How to Cope

How to Cope When The Wheels Come Off, by Liberty Forrest

What do you do when life throws too much at you all at once?

Do the wheels come off, sending you careening off the road and landing you in the ditch? Do you smash head first into the nearest tree? Or even worse, do you veer straight into oncoming traffic, taking out a few other people in the process?

I’ve been down those roads myself, so I know how easy it is for any of those scenarios to unfold. And I can attest to how miserable they are, to say the least, and to how absolutely, impossibly destructive they are. So what do you do instead? Well, the trick is to find a detour so you can get off those roads as soon as possible.

The first and most important step is to STOP.

Just stop whatever you’re doing, however you’re feeling, whatever your reaction, just stop.
Stop reacting — fretting — freaking out.

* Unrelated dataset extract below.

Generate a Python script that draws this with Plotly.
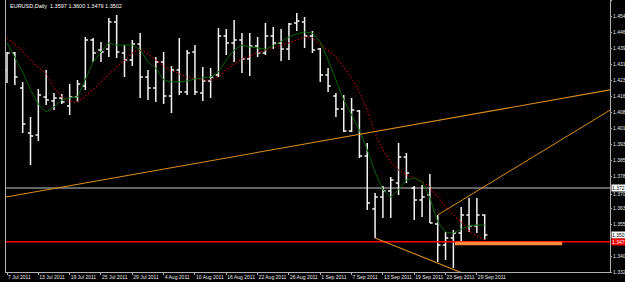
import plotly.graph_objects as go

# ---------------- data ----------------
dates = ["7 Jul 2011", "8 Jul 2011", "11 Jul 2011", "12 Jul 2011", "13 Jul 2011", "14 Jul 2011",
         "15 Jul 2011", "18 Jul 2011", "19 Jul 2011", "20 Jul 2011", "21 Jul 2011", "22 Jul 2011",
         "25 Jul 2011", "26 Jul 2011", "27 Jul 2011", "28 Jul 2011", "29 Jul 2011",
         "1 Aug 2011", "2 Aug 2011", "3 Aug 2011", "4 Aug 2011", "5 Aug 2011", "8 Aug 2011",
         "9 Aug 2011", "10 Aug 2011", "11 Aug 2011", "12 Aug 2011", "15 Aug 2011", "16 Aug 2011",
         "17 Aug 2011", "18 Aug 2011", "19 Aug 2011", "22 Aug 2011", "23 Aug 2011", "24 Aug 2011",
         "25 Aug 2011", "26 Aug 2011", "29 Aug 2011", "30 Aug 2011", "31 Aug 2011",
         "1 Sep 2011", "2 Sep 2011", "5 Sep 2011", "6 Sep 2011", "7 Sep 2011", "8 Sep 2011",
         "9 Sep 2011", "12 Sep 2011", "13 Sep 2011", "14 Sep 2011", "15 Sep 2011", "16 Sep 2011",
         "19 Sep 2011", "20 Sep 2011", "21 Sep 2011", "22 Sep 2011", "23 Sep 2011", "26 Sep 2011",
         "27 Sep 2011", "28 Sep 2011", "29 Sep 2011", "30 Sep 2011"]

open_ = [1.4286, 1.4366, 1.4200, 1.3986, 1.3977, 1.4157, 1.4138, 1.4153, 1.4115, 1.4157,
         1.4210, 1.4428, 1.4381, 1.4385, 1.4514, 1.4366, 1.4333, 1.4409, 1.4252, 1.4200,
         1.4324, 1.4162, 1.4286, 1.4181, 1.4371, 1.4176, 1.4233, 1.4262, 1.4447, 1.4414,
         1.4428, 1.4338, 1.4400, 1.4366, 1.4447, 1.4414, 1.4385, 1.4509, 1.4514, 1.4447,
         1.4385, 1.4262, 1.4162, 1.4100, 1.3996, 1.4091, 1.3877, 1.3625, 1.3682, 1.3711,
         1.3749, 1.3872, 1.3725, 1.3668, 1.3692, 1.3554, 1.3454, 1.3488, 1.3511, 1.3597,
         1.3545, 1.3597]
high = [1.4371, 1.4371, 1.4229, 1.4062, 1.4195, 1.4286, 1.4176, 1.4172, 1.4219, 1.4238,
        1.4442, 1.4438, 1.4418, 1.4533, 1.4547, 1.4404, 1.4428, 1.4461, 1.4286, 1.4347,
        1.4371, 1.4305, 1.4438, 1.4381, 1.4404, 1.4300, 1.4295, 1.4485, 1.4480, 1.4523,
        1.4461, 1.4461, 1.4442, 1.4509, 1.4490, 1.4480, 1.4509, 1.4556, 1.4537, 1.4471,
        1.4390, 1.4295, 1.4176, 1.4167, 1.4153, 1.4096, 1.3939, 1.3701, 1.3735, 1.3777,
        1.3939, 1.3891, 1.3735, 1.3739, 1.3791, 1.3597, 1.3516, 1.3526, 1.3635, 1.3678,
        1.3678, 1.3600]
low = [1.4224, 1.4214, 1.3986, 1.3834, 1.3948, 1.4119, 1.4096, 1.4124, 1.4072, 1.4134,
       1.4191, 1.4324, 1.4324, 1.4347, 1.4343, 1.4252, 1.4305, 1.4153, 1.4143, 1.4134,
       1.4124, 1.4081, 1.4167, 1.4167, 1.4167, 1.4138, 1.4153, 1.4252, 1.4357, 1.4324,
       1.4271, 1.4257, 1.4347, 1.4357, 1.4385, 1.4328, 1.4333, 1.4471, 1.4390, 1.4366,
       1.4229, 1.4181, 1.4062, 1.3991, 1.3991, 1.3868, 1.3621, 1.3488, 1.3583, 1.3583,
       1.3692, 1.3749, 1.3573, 1.3587, 1.3559, 1.3374, 1.3383, 1.3345, 1.3464, 1.3516,
       1.3511, 1.3479]
close = [1.4366, 1.4252, 1.4029, 1.3972, 1.4167, 1.4143, 1.4153, 1.4134, 1.4157, 1.4219,
         1.4428, 1.4366, 1.4371, 1.4514, 1.4371, 1.4333, 1.4409, 1.4252, 1.4200, 1.4324,
         1.4162, 1.4286, 1.4181, 1.4366, 1.4181, 1.4233, 1.4252, 1.4447, 1.4414, 1.4428,
         1.4338, 1.4400, 1.4366, 1.4447, 1.4414, 1.4385, 1.4504, 1.4518, 1.4447, 1.4381,
         1.4262, 1.4210, 1.4100, 1.3996, 1.4096, 1.3877, 1.3654, 1.3682, 1.3711, 1.3763,
         1.3872, 1.3796, 1.3668, 1.3682, 1.3559, 1.3454, 1.3488, 1.3511, 1.3597, 1.3545,
         1.3597, 1.3502]

# moving averages
red_ma = [1.4438, 1.4409, 1.4376, 1.4333, 1.4300, 1.4267, 1.4200, 1.4157, 1.4134, 1.4134,
          1.4162, 1.4191, 1.4229, 1.4267, 1.4300, 1.4328, 1.4366, 1.4385, 1.4362, 1.4333,
          1.4305, 1.4281, 1.4267, 1.4252, 1.4243, 1.4238, 1.4238, 1.4252, 1.4286, 1.4314,
          1.4338, 1.4352, 1.4366, 1.4381, 1.4390, 1.4404, 1.4414, 1.4428, 1.4442, 1.4438,
          1.4409, 1.4376, 1.4347, 1.4300, 1.4248, 1.4181, 1.4096, 1.3986, 1.3906, 1.3849,
          1.3811, 1.3787, 1.3773, 1.3754, 1.3730, 1.3682, 1.3635, 1.3597, 1.3564, 1.3521,
          1.3497, 1.3478]
green_ma = [1.4414, 1.4347, 1.4276, 1.4191, 1.4124, 1.4086, 1.4110, 1.4143, 1.4153, 1.4157,
            1.4238, 1.4324, 1.4371, 1.4414, 1.4404, 1.4404, 1.4404, 1.4381, 1.4324, 1.4295,
            1.4238, 1.4229, 1.4229, 1.4233, 1.4243, 1.4248, 1.4252, 1.4276, 1.4333, 1.4381,
            1.4404, 1.4395, 1.4390, 1.4385, 1.4400, 1.4423, 1.4442, 1.4457, 1.4466, 1.4461,
            1.4419, 1.4333, 1.4238, 1.4143, 1.4072, 1.4000, 1.3906, 1.3801, 1.3716, 1.3682,
            1.3716, 1.3763, 1.3773, 1.3754, 1.3678, 1.3564, 1.3516, 1.3511, 1.3530, 1.3545,
            1.3549, 1.3549]

# trend lines: (bar position, price) pairs
long_trend = [(-0.13, 1.3682), (77.0, 1.4191)]
lower_trend = [(47, 1.3488), (58.75, 1.3312)]
upper_trend = [(55, 1.3597), (77.0, 1.4095)]
orange_band = [(57.2, 1.3461), (70.9, 1.3461)]

# horizontal levels
white_level = 1.3725
red_level = 1.3470
bid_level = 1.3502
level_labels = {"white": "1.372", "red": "1.347", "bid": "1.350"}

# axis ticks (the 1.347 grid label is hidden behind the level boxes in the original)
price_ticks = [1.4618, 1.4542, 1.4466, 1.4390, 1.4314, 1.4238, 1.4162, 1.4086, 1.4010,
               1.3934, 1.3858, 1.3782, 1.3696, 1.3630, 1.3554, 1.3402, 1.3326]
price_tick_labels = ["1.461", "1.454", "1.446", "1.439", "1.431", "1.423", "1.416", "1.408",
                     "1.401", "1.393", "1.385", "1.378", "1.370", "1.363", "1.355",
                     "1.340", "1.332"]
date_tick_step = 4

# ---------------- figure ----------------
xs = list(range(len(dates)))
FONT = "Liberation Sans Narrow, Liberation Sans"
fig = go.Figure()

fig.add_trace(go.Ohlc(
    x=xs, open=open_, high=high, low=low, close=close,
    increasing=dict(line=dict(color="#f4f4f4", width=1.5)),
    decreasing=dict(line=dict(color="#f4f4f4", width=1.5)),
    tickwidth=0.35, showlegend=False, hoverinfo="skip"))

fig.add_trace(go.Scatter(x=xs, y=red_ma, mode="lines",
                         line=dict(color="#c00000", width=1.2, dash="1.3px,2.2px"),
                         showlegend=False, hoverinfo="skip"))
fig.add_trace(go.Scatter(x=xs, y=green_ma, mode="lines",
                         line=dict(color="#006400", width=1.0),
                         showlegend=False, hoverinfo="skip"))

shapes = []
shapes.append(dict(type="line", xref="paper", x0=0, x1=1, yref="y",
                   y0=white_level, y1=white_level, line=dict(color="#c8c8c8", width=1), layer="below"))
shapes.append(dict(type="line", xref="paper", x0=0, x1=1, yref="y",
                   y0=red_level, y1=red_level, line=dict(color="#ff0000", width=1.6)))
for seg, w in ((long_trend, 1.1), (lower_trend, 1.1), (upper_trend, 1.0)):
    (xa, ya), (xb, yb) = seg
    shapes.append(dict(type="line", xref="x", yref="y", x0=xa, y0=ya, x1=xb, y1=yb,
                       line=dict(color="#d98c1a", width=w)))
(xa, ya), (xb, yb) = orange_band
shapes.append(dict(type="line", xref="x", yref="y", x0=xa, y0=ya, x1=xb, y1=yb,
                   line=dict(color="#ff8a3c", width=3.5)))

annotations = []
title_txt = "EURUSD,Daily  %.4f %.4f %.4f %.4f" % (open_[-1], high[-1], low[-1], close[-1])
annotations.append(dict(xref="paper", yref="paper", x=0, y=1, xanchor="left", yanchor="top",
                        xshift=2, yshift=-1, text=title_txt, showarrow=False,
                        font=dict(family="Liberation Sans", size=5.5, color="#ffffff")))
for lvl, key, bg, fg in ((white_level, "white", "#ffffff", "#000000"),
                         (bid_level, "bid", "#ffffff", "#000000"),
                         (red_level, "red", "#ff0000", "#ffffff")):
    annotations.append(dict(xref="paper", yref="y", x=1, y=lvl, xanchor="left", yanchor="middle",
                            xshift=1, text=level_labels[key], showarrow=False,
                            bgcolor=bg, borderpad=0,
                            font=dict(family=FONT, size=5, color=fg)))

fig.update_layout(
    width=625, height=282,
    margin=dict(l=6, r=15, t=0, b=10),
    paper_bgcolor="#000000", plot_bgcolor="#000000",
    shapes=shapes, annotations=annotations,
    showlegend=False,
    xaxis=dict(range=[-0.13, 77.0], rangeslider=dict(visible=False), automargin=False,
               showgrid=False, zeroline=False,
               showline=True, linecolor="#b0b0b0", linewidth=1,
               ticks="outside", ticklen=2, tickcolor="#b0b0b0",
               tickvals=xs[::date_tick_step], ticktext=dates[::date_tick_step],
               tickangle=0, ticklabelposition="outside right",
               tickfont=dict(family="Liberation Sans", size=5, color="#e8e8e8")),
    yaxis=dict(range=[1.3326, 1.4618], side="right", automargin=False,
               showgrid=False, zeroline=False,
               showline=True, mirror=True, linecolor="#b0b0b0", linewidth=1,
               ticks="outside", ticklen=1, tickcolor="#b0b0b0",
               ticklabelstandoff=0,
               tickvals=price_ticks, ticktext=price_tick_labels,
               tickfont=dict(family=FONT, size=5, color="#e8e8e8")),
)

fig.write_html("out.html")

And definitely stop taking it out on innocent bystanders. Take a big, deep breath in, count to five, and let it out very slo-o-o-owly.
Once you’ve done a few of these and you’re not tearing off heads or acting like a crazy person, start changing your thoughts. “I can’t!” you shout. “I have no control over what goes on in my head!” you add in frustration.

Oh, but you are wrong about that. There are few things in life that we can actually control and your thoughts are definitely at the top of the list.

“I don’t know how!” you pout, a tad petulantly or perhaps even resentfully.

Okay, well, you’re about to learn how to do it and it’s really quite simple. You do it one thought at a time.

Wait! Before you throw rocks at my house, let’s back up a bit and start at the beginning.

Chances are that when the wheels come off, you’re thinking about all the worst things that could happen, all the what-ifs, or the if-onlys.

Such thoughts produce anxiety, fear, and depression. They can leave you feeling hopeless. The result? You’re overwhelmed and feeling like it’s all too much. It’s pretty tough to find answers or solutions in such a state as that. And nearly impossible to find good ones.
What you’re feeling is always going to be directly related to what you’re thinking. If you change your thoughts, you will change your feelings. And it can happen very quickly, and the more often you practice, the more quickly it happens.
You might want to argue at this point and tell me that you have legitimate worries and reasons to be stressing. I would argue back that you have legitimate issues that need to be handled, but you’ve always got the choice to feel stressed—or not. Stress is not the events and circumstances of your life. Stress is your response to them. You can choose to respond with frantic, anxious, pressured thoughts, which will definitely send you into a state of feeling stressed and anxious.
Or you can choose to tell yourself that sure, you’ve got a lot on your plate, but you’ll tackle everything one situation at a time and you know you’ll figure it out. Now, isn’t that a whole different energy?

So in truth, stress is only a perception.

It does not have to be part of your reality unless you choose it. A simple shift in your perspective can take you from feeling stressed and overwhelmed, to feeling calm and in control. If you believe you’re stressed, you’re stressed. If you believe you can cope, you will cope. And you’ll do it feeling a whole lot more relaxed, comfortable and at ease.

A simple but powerful tool that can help you in virtually any difficult situation is to practice mindfulness.

To be mindful is to focus on this moment right here, right now.
Staying in the present keeps you from worrying about the past or the future.
The past exists only in your mind.
The future never comes because we’re always in the present.

Close your eyes.

Focus only on your breath and on what you notice in your body and in your environment.
As soon as any other thoughts enter your head, just acknowledge them and let them go, just as if they drift out an open window in your mind.
Refocus your attention on what you can feel, hear, or smell in this moment. You cannot turn off thoughts, so don’t beat yourself up for having them or you’ll just create more. Simply keep letting go of them and refocusing.

It’s kind of like walking down a road with a small child who keeps wandering off the path and into the grassy meadows on each side. You just have to keep gently bringing that child back to the path and continuing to move ahead one step at a time.

This isn’t difficult; it just takes some practice. Once you get the hang of it, you can use this fantastic little tool any time you find yourself feeling overwhelmed. The more you do it, the easier and more beneficial it becomes.

Don’t forget to make time to nurture yourself.

Long walks, hot baths, favourite books, naps, lunch with a friend. Do whatever feeds your soul. It will help to restore balance and harmony amidst the bumpy bits of life. And it’ll keep you from trashing relationships right along with your reputation.